After the now-unsubsidized relatively healthy and low income subscribers drop out of ACA coverage, the price of coverage will increase, perhaps pushing unsubsidized “typical families” to drop out but more likely fueling their anger at government for using them in a stylish social engineering experiment.
As health insurance premiums increase from these factors, it will cause successive rounds of departing consumers, and those will accelerate the price-increase whirlpool that destroys the viability of ACA. About 8 million are estimated to leave ACA coverage by next year of subsidies are withdrawn for the 32 states. Before ACA’s collapse, voter anger will be sufficiently evident that Congress must move carefully, but it had better leave time for all to read the legislation.
A band aid vote could change the language to permit subsidies regardless of whether a state has an exchange. That would not improve consumer tolerance for being pushed around. Nor would it improve ACA affordability, nor would it address serious issues in American healthcare.
Consumers want the right to decide for themselves and their employers where they sit in the tradeoff between healthcare coverage and costs they will pay. They also expect the government to design plans and negotiate in their favor, and not to their detriment. The scope of healthcare coverage should be decided by the consumer and the insurer.
In a revamped ACA, there should be no influence from arrogant consultants such as Jonathan Gruber who was paid $400,000 by the White House to play “an important role in crafting the idea behind the series of exchanges, subsidies and taxes that form the law’s centerpiece,” and who then expressed his contempt for the plan by blaming “the stupidity of the American voter” for the passage of ACA.
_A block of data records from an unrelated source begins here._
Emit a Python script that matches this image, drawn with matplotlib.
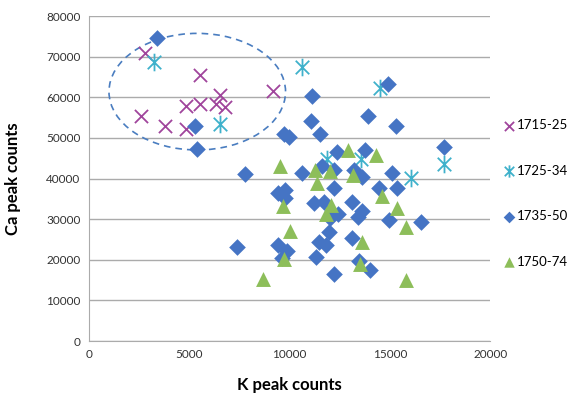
import matplotlib
matplotlib.use("Agg")
import matplotlib.pyplot as plt
from matplotlib.patches import Ellipse
from matplotlib.path import Path

# 1715-25
k_1715 = [2800, 5550, 4850, 5550, 6550, 6350, 6800, 2600, 3800, 4850, 9150]
ca_1715 = [70900, 65500, 57800, 58300, 60500, 58300, 57600, 55400, 52900, 52100, 61600]
# 1725-34
k_1725 = [3250, 6550, 10600, 14500, 17700, 16050, 11850, 13550]
ca_1725 = [68800, 53400, 67500, 62200, 43600, 40200, 44800, 44800]
# 1735-50
k_1735 = [3400, 5300, 5400, 9700, 9950, 7800, 11100, 11050, 11500, 14900, 13900,
          15300, 17700, 12350, 13750, 10600, 11600, 12200, 13200, 15100, 13600,
          14450, 15350, 12200, 9400, 9750, 9750, 11200, 11700, 13100, 12400,
          12000, 13600, 13400, 14950, 16550, 11950, 11450, 11800, 13100, 11300,
          7400, 9400, 9850, 9600, 12200, 14000, 13450]
ca_1735 = [74700, 53000, 47400, 51000, 50200, 41100, 60400, 54300, 51000, 63400, 55500,
           52900, 47800, 46600, 47100, 41400, 43100, 42200, 42000, 41500, 40400,
           37700, 37800, 37700, 36400, 37200, 35300, 34000, 34300, 34200, 31400,
           30200, 32000, 30500, 29900, 29400, 26900, 24400, 23700, 25300, 20800,
           23100, 23600, 22300, 20500, 16600, 17600, 19700]
# 1750-74
k_1750 = [9500, 9650, 10030, 9700, 8700, 12900, 14300, 11280, 12000, 13150, 11380,
          12050, 11800, 14600, 15350, 15780, 13600, 13500, 15820]
ca_1750 = [43000, 33300, 27000, 20300, 15400, 47000, 45800, 42000, 41800, 41000, 38900,
           33600, 31400, 35700, 32700, 28200, 24300, 19100, 15000]

# excel-style asterisk: an X plus a vertical stroke
ASTERISK = Path([(-1, -1), (1, 1), (-1, 1), (1, -1), (0, -1.3), (0, 1.3)],
                [Path.MOVETO, Path.LINETO] * 3)

plt.rcParams["font.family"] = ["Lato", "DejaVu Sans"]

fig = plt.figure(figsize=(5.70, 3.93), dpi=100)
ax = fig.add_axes([0.156, 0.132, 0.704, 0.827])

ax.scatter(k_1715, ca_1715, marker="x", s=90, color="#A0459C", linewidths=1.3,
           label="1715-25", zorder=3)
ax.scatter(k_1725, ca_1725, marker=ASTERISK, s=160, color="#3FB1CB", linewidths=1.3,
           label="1725-34", zorder=3)
ax.scatter(k_1735, ca_1735, marker="D", s=72, color="#4574C4", linewidths=0,
           label="1735-50", zorder=3)
ax.scatter(k_1750, ca_1750, marker="^", s=115, color="#8DBE5A", linewidths=0,
           label="1750-74", zorder=3)

ax.add_patch(Ellipse((5400, 61400), 8800, 28700, fill=False, ls=(0, (4, 3)),
                     lw=1.2, edgecolor="#4A7DC0", zorder=2))

ax.set_xlim(0, 20000)
ax.set_ylim(0, 80000)
ax.set_xticks(range(0, 20001, 5000))
ax.set_yticks(range(0, 80001, 10000))
ax.yaxis.grid(True, color="#ABABAB", lw=1.0)
ax.set_axisbelow(True)
for s in ("top", "right"):
    ax.spines[s].set_visible(False)
for s in ("left", "bottom"):
    ax.spines[s].set_color("#ABABAB")
ax.tick_params(length=0, labelsize=8.5, colors="#333333", pad=6)
ax.set_xlabel("K peak counts", fontsize=12, fontweight="bold", labelpad=12)
ax.set_ylabel("Ca peak counts", fontsize=12, fontweight="bold", labelpad=18)

ax.legend(loc="upper left", bbox_to_anchor=(1.0, 0.72), frameon=False,
          fontsize=9.5, labelspacing=2.55, handletextpad=0.1, handlelength=1.0,
          markerscale=0.7)

fig.savefig("out.png", dpi=100)
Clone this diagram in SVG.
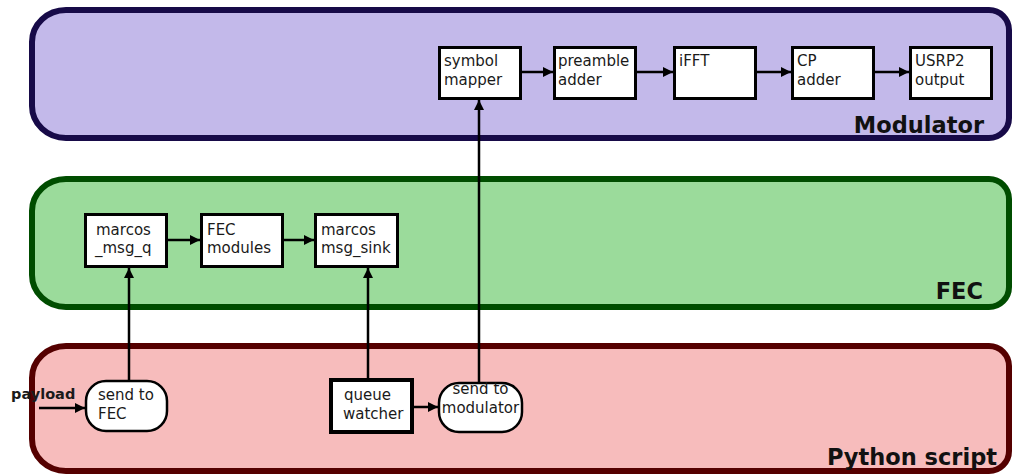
<svg xmlns="http://www.w3.org/2000/svg" width="1014" height="474" viewBox="0 0 1014 474">
  <defs>
    <marker id="arrow" viewBox="0 0 10 10" refX="10" refY="5" markerWidth="11" markerHeight="10" markerUnits="userSpaceOnUse" orient="auto">
      <path d="M0,0 L10,5 L0,10 Z" fill="#000"/>
    </marker>
  </defs>
  <style>
    .panel { stroke-width: 6; }
    .mod { fill: #c3b9ea; stroke: #170a48; }
    .fec { fill: #9bdb9b; stroke: #004d00; }
    .py { fill: #f7bcbc; stroke: #550000; }
    .title { font-family: "DejaVu Sans", sans-serif; font-weight: bold; font-size: 22.5px; fill: #111; text-anchor: end; }
    .box { fill: #fff; stroke: #000; stroke-width: 3; }
    .box4 { fill: #fff; stroke: #000; stroke-width: 4; }
    .pill { fill: #fff; stroke: #000; stroke-width: 2.5; }
    .lbl { font-family: "DejaVu Sans", sans-serif; font-size: 15px; fill: #1a1a1a; }
    .bold { font-family: "DejaVu Sans", sans-serif; font-size: 14.5px; font-weight: bold; fill: #1a1a1a; }
    .edge { fill: none; stroke: #000; stroke-width: 2.5; marker-end: url(#arrow); }
  </style>

  <!-- Modulator panel -->
  <g id="modulator">
    <path class="panel mod" d="M66 10 H989 A20 20 0 0 1 1009 30 V118 A20 20 0 0 1 989 138 H66 A34 32 0 0 1 32 106 V42 A34 32 0 0 1 66 10 Z"/>
    <text class="title" x="984" y="133">Modulator</text>
  </g>

  <!-- FEC panel -->
  <g id="fec">
    <path class="panel fec" d="M66 179 H989 A20 20 0 0 1 1009 199 V287 A20 20 0 0 1 989 307 H66 A34 32 0 0 1 32 275 V211 A34 32 0 0 1 66 179 Z"/>
    <text class="title" x="983" y="299">FEC</text>
  </g>

  <!-- Python script panel -->
  <g id="python">
    <path class="panel py" d="M66 346 H989 A20 20 0 0 1 1009 366 V451 A20 20 0 0 1 989 471 H66 A34 32 0 0 1 32 439 V378 A34 32 0 0 1 66 346 Z"/>
    <text class="title" x="997" y="465">Python script</text>
  </g>

  <!-- Modulator blocks -->
  <g id="symbol-mapper">
    <rect class="box" x="439.5" y="47.5" width="81" height="51"/>
    <text class="lbl" x="444" y="66">symbol</text>
    <text class="lbl" x="444" y="85">mapper</text>
  </g>
  <g id="preamble-adder">
    <rect class="box" x="554.5" y="47.5" width="81" height="51"/>
    <text class="lbl" x="558" y="66">preamble</text>
    <text class="lbl" x="558" y="85">adder</text>
  </g>
  <g id="ifft">
    <rect class="box" x="674.5" y="47.5" width="81" height="51"/>
    <text class="lbl" x="679" y="66">iFFT</text>
  </g>
  <g id="cp-adder">
    <rect class="box" x="792.5" y="47.5" width="81" height="51"/>
    <text class="lbl" x="797" y="66">CP</text>
    <text class="lbl" x="797" y="85">adder</text>
  </g>
  <g id="usrp2-output">
    <rect class="box" x="910.5" y="47.5" width="81" height="51"/>
    <text class="lbl" x="915" y="66">USRP2</text>
    <text class="lbl" x="915" y="85">output</text>
  </g>

  <!-- FEC blocks -->
  <g id="marcos-msg-q">
    <rect class="box" x="85.5" y="214.5" width="81" height="52"/>
    <text class="lbl" x="96" y="235">marcos</text>
    <text class="lbl" x="95" y="253">_msg_q</text>
  </g>
  <g id="fec-modules">
    <rect class="box" x="201.5" y="214.5" width="81" height="52"/>
    <text class="lbl" x="207" y="235">FEC</text>
    <text class="lbl" x="207" y="253">modules</text>
  </g>
  <g id="marcos-msg-sink">
    <rect class="box" x="315.5" y="214.5" width="82" height="52"/>
    <text class="lbl" x="321" y="235">marcos</text>
    <text class="lbl" x="321" y="253">msg_sink</text>
  </g>

  <!-- Python script blocks -->
  <g id="send-to-fec">
    <rect class="pill" x="86" y="381" width="81" height="50" rx="20" ry="20"/>
    <text class="lbl" x="98" y="400">send to</text>
    <text class="lbl" x="98" y="419">FEC</text>
  </g>
  <g id="queue-watcher">
    <rect class="box4" x="331" y="380" width="81" height="52"/>
    <text class="lbl" x="344" y="400">queue</text>
    <text class="lbl" x="343" y="419">watcher</text>
  </g>
  <g id="send-to-modulator">
    <rect class="pill" x="439" y="383" width="83" height="49" rx="20" ry="20"/>
    <text class="lbl" x="480.5" y="394" text-anchor="middle">send to</text>
    <text class="lbl" x="480.5" y="413" text-anchor="middle">modulator</text>
  </g>
  <g id="payload-label">
    <text class="bold" x="11" y="399">payload</text>
  </g>

  <!-- Connectors -->
  <g id="connectors">
    <line class="edge" x1="522" y1="72" x2="553" y2="72"/>
    <line class="edge" x1="637" y1="72" x2="673" y2="72"/>
    <line class="edge" x1="757" y1="72" x2="791" y2="72"/>
    <line class="edge" x1="875" y1="72" x2="909" y2="72"/>
    <line class="edge" x1="168" y1="240" x2="200" y2="240"/>
    <line class="edge" x1="284" y1="240" x2="314" y2="240"/>
    <line class="edge" x1="39" y1="408" x2="85" y2="408"/>
    <line class="edge" x1="414" y1="407" x2="438" y2="407"/>
    <line class="edge" x1="129" y1="380" x2="129" y2="268"/>
    <line class="edge" x1="368" y1="378" x2="368" y2="268"/>
    <line class="edge" x1="479" y1="382" x2="479" y2="100"/>
  </g>
</svg>
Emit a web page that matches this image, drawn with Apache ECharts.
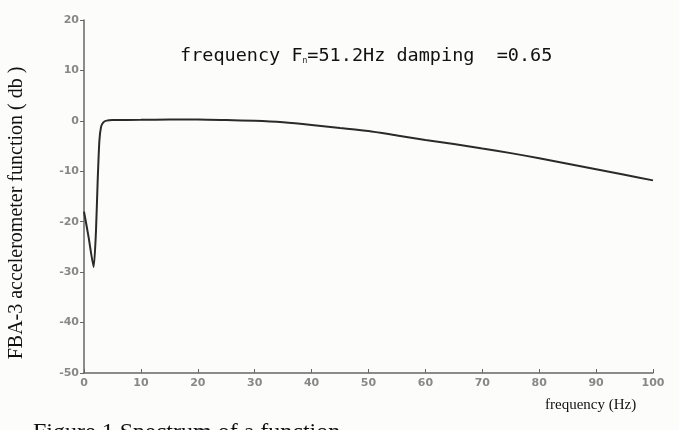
<!DOCTYPE html>
<html lang="en">
<head>
    <meta charset="UTF-8">
    <title>FBA-3 accelerometer function</title>
    <script src="https://cdn.jsdelivr.net/npm/echarts/dist/echarts.min.js"></script>
    <style>
        html, body { margin: 0; padding: 0; background: #fcfcfa; }
        #chart { width: 679px; height: 430px; }
    </style>
</head>
<body>
    <div id="chart"></div>
    <script>
        // frequency (Hz) and response (db)
        var freq = [0, 0.8, 1.7, 2.1, 2.4, 2.7, 3.0, 3.4, 4.0, 5, 10, 15, 20, 25, 30, 35, 40, 45, 50, 55, 60, 65, 70, 75, 80, 85, 90, 95, 100];
        var db   = [-18, -23, -29, -22, -12, -4, -1.2, -0.3, 0.05, 0.15, 0.2, 0.25, 0.25, 0.15, 0, -0.3, -0.8, -1.4, -2.0, -2.9, -3.8, -4.6, -5.5, -6.4, -7.4, -8.5, -9.6, -10.7, -11.8];
        var yTicks = [-50, 20, 10];   // min, max, interval
        var xTicks = [0, 100, 10];

        var points = freq.map(function (f, i) { return [f, db[i]]; });

        var chart = echarts.init(document.getElementById('chart'));
        var tickLabel = {
            color: '#888',
            fontFamily: 'DejaVu Sans',
            fontWeight: 'bold',
            fontSize: 11
        };
        chart.setOption({
            backgroundColor: '#fcfcfa',
            animation: false,
            grid: { left: 84, right: 26, top: 20, bottom: 57 },
            xAxis: {
                type: 'value',
                min: xTicks[0], max: xTicks[1], interval: xTicks[2],
                axisLine: { onZero: false, lineStyle: { color: '#666', width: 1.5 } },
                axisTick: { inside: true, length: 4, lineStyle: { color: '#666' } },
                axisLabel: Object.assign({ margin: 5 }, tickLabel),
                splitLine: { show: false }
            },
            yAxis: {
                type: 'value',
                min: yTicks[0], max: yTicks[1], interval: yTicks[2],
                axisLine: { show: true, lineStyle: { color: '#666', width: 1.5 } },
                axisTick: { show: true, length: 4, lineStyle: { color: '#666' } },
                axisLabel: Object.assign({ margin: 5 }, tickLabel),
                splitLine: { show: false }
            },
            series: [{
                type: 'line',
                data: points,
                showSymbol: false,
                smooth: 0.2,
                lineStyle: { color: '#2a2a2a', width: 2 }
            }],
            graphic: [
                {
                    type: 'text',
                    left: 180, top: 47,
                    style: {
                        text: '{a|frequency F}{s|n}{a|=51.2Hz damping  =0.65}',
                        rich: {
                            a: { fontFamily: 'DejaVu Sans Mono', fontSize: 18.5, fill: '#111' },
                            s: { fontFamily: 'DejaVu Sans Mono', fontSize: 8, fill: '#111', padding: [9, 0, 0, 0] }
                        }
                    }
                },
                {
                    type: 'text',
                    rotation: Math.PI / 2,
                    x: 7, y: 213,
                    style: {
                        text: 'FBA-3 accelerometer function ( db )',
                        fontFamily: 'Liberation Serif',
                        fontSize: 20,
                        fill: '#111',
                        align: 'center',
                        verticalAlign: 'top'
                    }
                },
                {
                    type: 'text',
                    left: 545, top: 398,
                    style: {
                        text: 'frequency (Hz)',
                        fontFamily: 'Liberation Serif',
                        fontSize: 15,
                        fill: '#111'
                    }
                },
                {
                    type: 'text',
                    left: 33, top: 421,
                    style: {
                        text: 'Figure 1 Spectrum of a function',
                        fontFamily: 'Liberation Serif',
                        fontSize: 24,
                        fill: '#111'
                    }
                }
            ]
        });
    </script>
</body>
</html>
If there are to be subsidies (including coverage for a pre-existing condition or help to a low income family), subsidies should be means tested and apply to only basic health care insurance. Not everyone needs extreme reproductive procedures or a lifetime of talk therapy – nor should they be forced to include those in a basic healthcare policy. Healthcare subsidies should not be administered by the IRS. Healthcare is too important for its administrator to be mired simultaneously in cyber-breaches, extreme overwork and blatant partisanship.
Government health coverage plans (e.g. Medicare or Medicaid) should negotiate with health service providers for most-favored rates no higher than those charged to other governments, especially for new-fangled pharmaceuticals. This requirement will make prices fairer for US consumers and taxpayers and will prevent the use of political acquiescence toward over-pricing as a tool to buy backing for partisan legislation. (See the White House deal with Big Pharma during ACA passage). Most-favored rates must be valid also for insurers and individuals. That will help prevent government-induced hospital cost-shifting. The cost shifting falsely makes the government look efficient and at the same time fuels unaffordable rack rates for individuals.
There have been plenty of changes made to ACA since enactment. Regardless of how faithful the Supreme Court decision is to the plain language and intent of ACA, the decision marks an opportunity to fix the flaws that irritate voters. Allow voters to choose their own scope of coverage, pick their own tradeoff between coverage and cost. Rein in subsidies and conduct competent, US consumer-friendly negotiation for prices. Halt forcing hospital cost shifting that damages individuals. Finally, use the opportunity to turn this crisis into a pro-consumer overhaul.